Bird Bran Genius, set in the farm country of Minnesota, concerns two eccentric, white-trash twins, Cadmus and Buford Dziekonski, who own a failing farm and who happen to be mathematical idiot-savants.  The brothers are not good farmers, and their farm, like most of the farms around, is in trouble.  None-the-less, Cadmus becomes obsessed with a pair of barn swallows -- who he names Sabik and Bellatrix -- who have built their nest across from the brothers' front porch.  Watching the birds -- and "contemplating complex temporal-spatial equations based in chaos theory" -- Cadmus begins to create a bizarre intellectual game. 

... he visualized a three-dimensional grid in the large yard that opened east of the farm house. To that he added four-dimensional space-time continuum factors, which only he could grasp effectively. Cadmus' imaginary grid was rectangular, some 75 yards wide by 50 meters high. It was about 50 meters deep. Within the grid, Cadmus further visualized internal cubical sections, and assigned numerical values to each one of them. He also gave them colors to add more variables. After some practice, his powerful imagination could easily and automatically project this mental grid out into the wide space east of the farm house. Sabik and Bellatrix spent much of their time passing through the imaginary grid as they hunted for insects and returned to their nest where the hungry offspring eagerly swallowed the insect victuals. Cadmus soon became absorbed in his game. He noticed that each time Sabik and Bellatrix passed through his mental grid and intersected the individual values assigned to it, they returned to the nest with a specific score. Sometimes Sabik flew through the grid in a way that earned a very high score. At other times, his score was low, at other times middling. Bellatrix did the same.

And so, Tumulus is born.  A game based on keeping score of the bird's passages through the imaginary grid.  When other people from the town find out about it, they flock to the brothers' farm each evening to listen to Cadmus call the game, complete with its own arcane lexicon and dramatic flourishes. 

"Here comes Sabik ... OH! He enters warbling into Purple Sector 9! MOOLTANNA! A good one! He's down, flicks-back, an astro-turn ... WAIT! YIKES! He flickbacks DOUBLE and comes in for a brood roost vigorous! Terrific score, Sabik!! 389 debens!"

The game becomes such a hit that the townspeople begin betting on it, and soon hundreds and hundreds of dollars are changing hands over every round, even though Cadmus and Buford remain innocent of the gambling.  Cadmus is concerned only with calling the games, keeping his statistics, and with his growing unease at what the statistics suggest.  For the scores of the two birds are steadily increasing.  The birds' performance at Tumulus is improving -- as if the birds understand the game, as if they are deliberately competing.  Buford, for his part, totally rejects that possibility, and becomes obsessed with finding the hidden mathematical artifact that must be skewing Cadmus's data.
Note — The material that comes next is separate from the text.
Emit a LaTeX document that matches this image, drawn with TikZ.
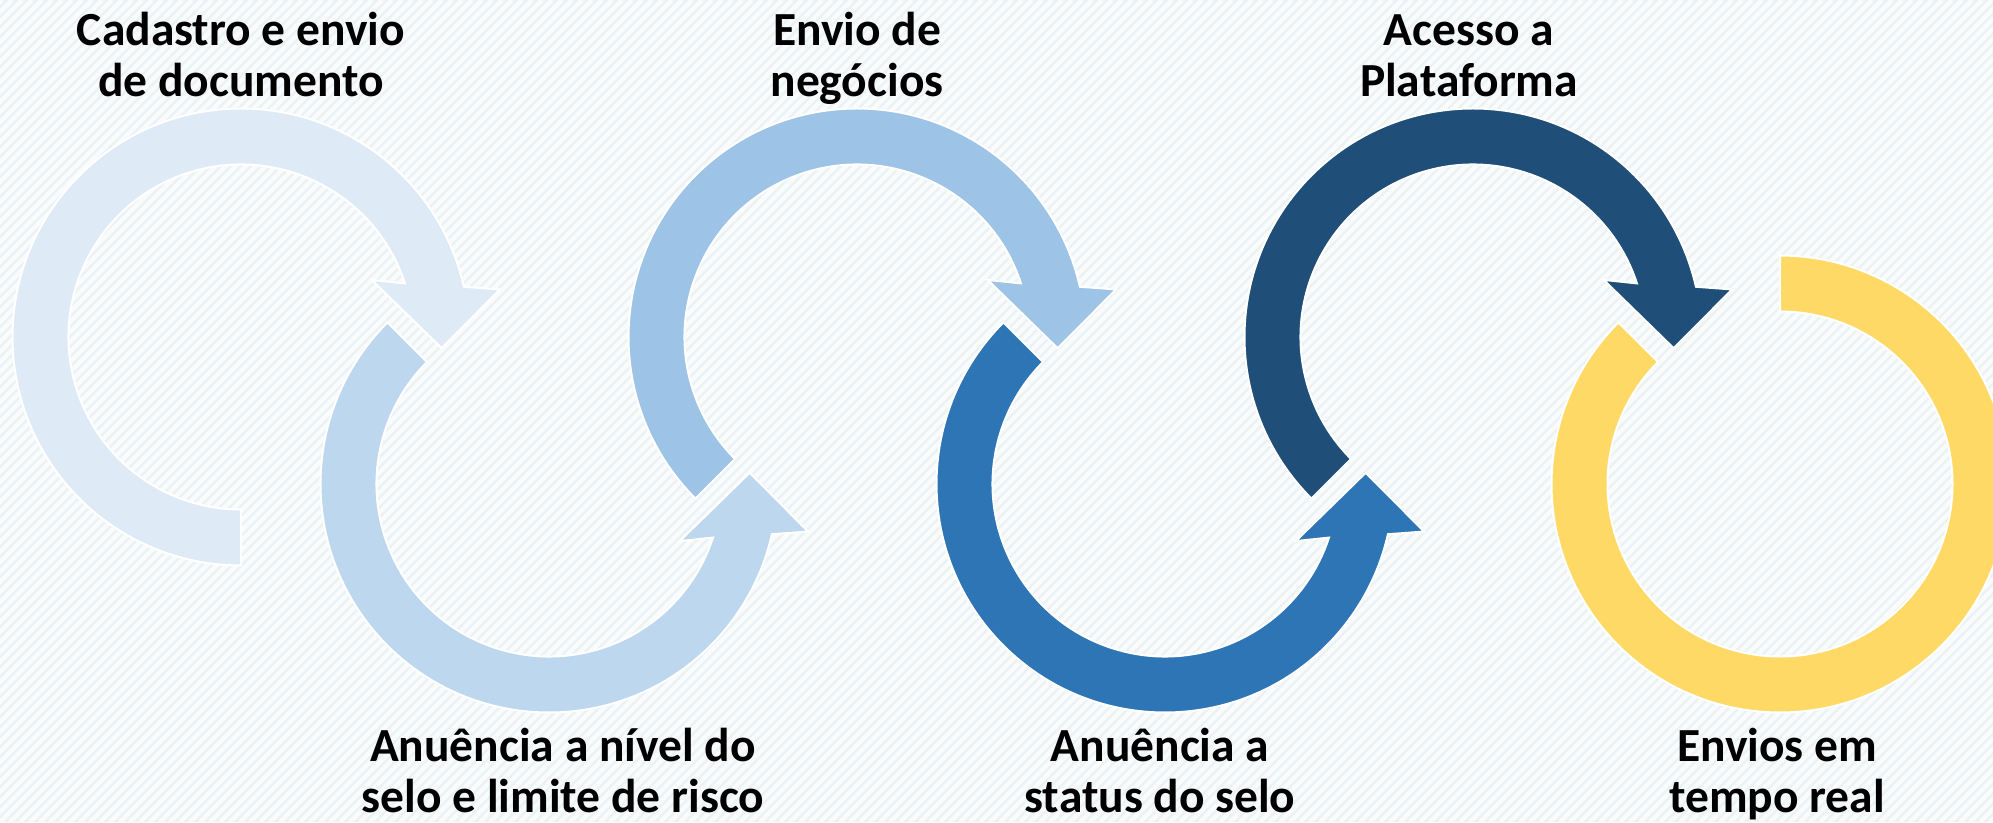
\documentclass[tikz,border=0pt]{standalone}
\usepackage{fontspec}
\setmainfont{Carlito}
\usetikzlibrary{calc}
\definecolor{tintA}{HTML}{DEEBF7}
\definecolor{tintB}{HTML}{BDD7EE}
\definecolor{tintC}{HTML}{9DC3E6}
\definecolor{darkD}{HTML}{2E75B6}
\definecolor{darkE}{HTML}{1F4E79}
\definecolor{gold}{HTML}{FFD966}
\definecolor{paper}{HTML}{EAF2F4}
\definecolor{stripe}{HTML}{F9FBFC}
\tikzset{
  lbl/.style={font=\bfseries\fontsize{47.5}{51}\selectfont, align=center, anchor=base, inner sep=0pt},
  ring/.style={draw=white, line width=2pt, line join=miter},
}
% circular arrow round the local origin: colour, start angle
\newcommand{\turnarrow}[2]{%
  \path[ring,fill=#1] (#2:228.5) arc[start angle=#2,end angle=12.7,radius=228.5]
    -- (10.4:263.4) -- (-3.2:201) -- (23.6:142.6) -- (18.1:172.5)
    arc[start angle=18.1,end angle=#2,radius=172.5] -- cycle;}

\begin{document}
\begin{tikzpicture}[x=1pt,y=1pt]
  \clip (0,0) rectangle (1993,822);
  \fill[paper] (0,0) rectangle (1993,822);
  \foreach \s in {-830,-820,...,1990}
    \draw[stripe, line width=4.5pt] (\s,0) -- ++(822,822);

  % centres of the six rings
  \coordinate (c_1) at (241,485);
  \coordinate (c_2) at (549,338);
  \coordinate (c_3) at (857,485);
  \coordinate (c_4) at (1165,338);
  \coordinate (c_5) at (1473,485);
  \coordinate (c_6) at (1780,338);

  \begin{scope}[shift={(c_1)}] \turnarrow{tintA}{270} \end{scope}
  \begin{scope}[shift={(c_2)},yscale=-1] \turnarrow{tintB}{225} \end{scope}
  \begin{scope}[shift={(c_3)}] \turnarrow{tintC}{225} \end{scope}
  \begin{scope}[shift={(c_4)},yscale=-1] \turnarrow{darkD}{225} \end{scope}
  \begin{scope}[shift={(c_5)}] \turnarrow{darkE}{225} \end{scope}
  \path[ring,fill=gold] (c_6) ++(135:228.5) arc[start angle=135,end angle=450,radius=228.5]
    -- ++(0,-56) arc[start angle=450,end angle=135,radius=172.5] -- cycle;

  % labels (base = last line)
  \node[lbl] (t_1) at ($(c_1)+(0,240.5)$) {Cadastro e envio\\de documento};
  \node[lbl] (t_2) at ($(c_2)+(14,-328)$) {Anuência a nível do\\selo e limite de risco};
  \node[lbl] (t_3) at ($(c_3)+(0,240.5)$) {Envio de\\negócios};
  \node[lbl] (t_4) at ($(c_4)+(-5,-328)$) {Anuência a\\status do selo};
  \node[lbl] (t_5) at ($(c_5)+(-4,240.5)$) {Acesso a\\Plataforma};
  \node[lbl] (t_6) at ($(c_6)+(-3,-328)$) {Envios em\\tempo real};
\end{tikzpicture}
\end{document}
Around this story is the bleak picture of traditional farm life dying.  Family farms are being foreclosed, and generations of tradition are disappearing.  There is also a sweet, remarkably innocent and romantic love story between the brothers' niece Minerva and the Farm AG agent, whose job it is to foreclose on the Dziekonski farm.

This is a very compelling story, with something of the flavor of Mark Twain's "What Stumped the Blue Jay".  It is in the sketching of the colorful characters, the description of the town, the playing of the sentimental and wistful romantic subplot -- and most of all in describing the intriguing mystery of the game of Tumulus -- that the book's strengths lay.

But, unfortunately, it has flaws too.  What this feels like, more than anything, is the first draft of a good story by a good writer.  I mentioned earlier the lack of structure and feedback that comes from self-publishing, or publishing outside the traditional mold.  And this book definitely shows that lack.  It has all the kinds of mistakes that every writer makes in early drafts -- punctuation, grammar, shifts in tense, slips in point-of-view, awkward phrasing, and elements of the story that haven't quite jelled.  The kinds of things that a few good readers and a good editor help whip into shape.  It's a testament to the strength of the story, and the author's raw talent, that the book is still engaging despite these problems.

As it stands, Bird Brain Genius is fun, interesting little story whose lack of polish will, unfortunately, stop a lot of readers from getting through it.

With a little editing and little development here and there, it could be a very good book.